President Donald Trump campaigned on cutting the U.S. corporate tax rate to 15 percent, but administration officials said on Monday negotiators engaged in closed-door talks are now shooting for a little over 20 percent because they realize the super-low rate would balloon the federal deficit.
Republican leaders in the House of Representatives and the Senate are unlikely to allow the budget deficit to grow, so officials said they now hope for a corporate tax at the low end of a 20 percent to 25 percent range.
Six months into Trump’s presidency, Republicans who control House, Senate and the White House have yet to agree on important features of a tax code overhaul. Under Senate rules, Republicans who want to take advantage of their simple majority and pass tax legislation without Democratic support must show the new policies will not add to the federal deficit after 10 years.
Cutting the corporate tax rate to 15 percent from a current 35 percent would cost more than $2 trillion over a decade, according to independent analysts, and that total would be hard to offset when proposals to raise revenue face broad political opposition.

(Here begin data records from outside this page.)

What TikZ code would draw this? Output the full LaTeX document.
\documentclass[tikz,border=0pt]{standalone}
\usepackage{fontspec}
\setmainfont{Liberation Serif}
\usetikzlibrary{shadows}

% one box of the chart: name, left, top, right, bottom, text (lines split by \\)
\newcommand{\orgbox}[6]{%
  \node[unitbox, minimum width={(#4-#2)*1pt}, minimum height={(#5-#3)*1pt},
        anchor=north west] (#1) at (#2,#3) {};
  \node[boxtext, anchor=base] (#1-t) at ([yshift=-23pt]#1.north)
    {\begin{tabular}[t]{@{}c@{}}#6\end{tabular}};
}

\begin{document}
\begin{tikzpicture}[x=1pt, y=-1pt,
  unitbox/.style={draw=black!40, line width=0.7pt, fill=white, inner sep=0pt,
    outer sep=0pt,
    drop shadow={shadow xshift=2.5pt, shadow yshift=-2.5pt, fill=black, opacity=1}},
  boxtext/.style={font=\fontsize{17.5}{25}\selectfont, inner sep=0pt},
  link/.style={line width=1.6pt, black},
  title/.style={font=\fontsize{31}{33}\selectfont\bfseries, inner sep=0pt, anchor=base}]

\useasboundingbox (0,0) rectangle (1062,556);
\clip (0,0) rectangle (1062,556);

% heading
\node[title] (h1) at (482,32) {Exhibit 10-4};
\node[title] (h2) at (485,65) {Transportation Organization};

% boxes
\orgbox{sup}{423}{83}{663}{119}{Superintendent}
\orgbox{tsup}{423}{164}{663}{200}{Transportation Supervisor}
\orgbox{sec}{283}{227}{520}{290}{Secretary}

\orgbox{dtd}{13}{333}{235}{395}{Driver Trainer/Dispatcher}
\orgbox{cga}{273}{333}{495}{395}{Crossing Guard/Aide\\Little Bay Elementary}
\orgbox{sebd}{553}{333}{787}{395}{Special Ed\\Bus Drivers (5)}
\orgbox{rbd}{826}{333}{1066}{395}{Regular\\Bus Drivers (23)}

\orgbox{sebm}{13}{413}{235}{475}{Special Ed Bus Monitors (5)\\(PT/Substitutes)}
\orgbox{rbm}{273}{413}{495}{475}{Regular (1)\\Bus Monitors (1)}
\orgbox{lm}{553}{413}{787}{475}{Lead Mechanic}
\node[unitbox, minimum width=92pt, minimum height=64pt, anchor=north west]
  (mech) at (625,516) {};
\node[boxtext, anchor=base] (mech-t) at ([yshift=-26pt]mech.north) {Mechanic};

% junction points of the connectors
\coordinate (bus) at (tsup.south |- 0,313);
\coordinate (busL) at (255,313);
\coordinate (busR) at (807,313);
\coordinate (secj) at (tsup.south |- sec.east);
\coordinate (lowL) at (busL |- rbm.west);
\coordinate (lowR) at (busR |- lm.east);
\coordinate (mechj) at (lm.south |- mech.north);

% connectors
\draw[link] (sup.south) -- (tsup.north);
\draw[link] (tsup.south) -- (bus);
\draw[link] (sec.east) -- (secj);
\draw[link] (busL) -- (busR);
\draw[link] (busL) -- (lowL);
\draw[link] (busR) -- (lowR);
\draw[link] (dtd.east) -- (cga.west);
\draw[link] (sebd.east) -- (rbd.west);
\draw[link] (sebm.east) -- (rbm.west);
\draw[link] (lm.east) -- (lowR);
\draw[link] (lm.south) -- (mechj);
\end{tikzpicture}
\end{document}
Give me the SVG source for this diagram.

Two House Republican proposals could help pay for such a reduction: a border adjustment tax and a proposed elimination of business deduction of debt interest payments. But these face broad opposition from industry and many Republican lawmakers.
Administration officials hope the negotiators will agree on a plan by the end of July, convert it to legislation during August, unveil it in September and have Trump sign it into law well before the end of 2017.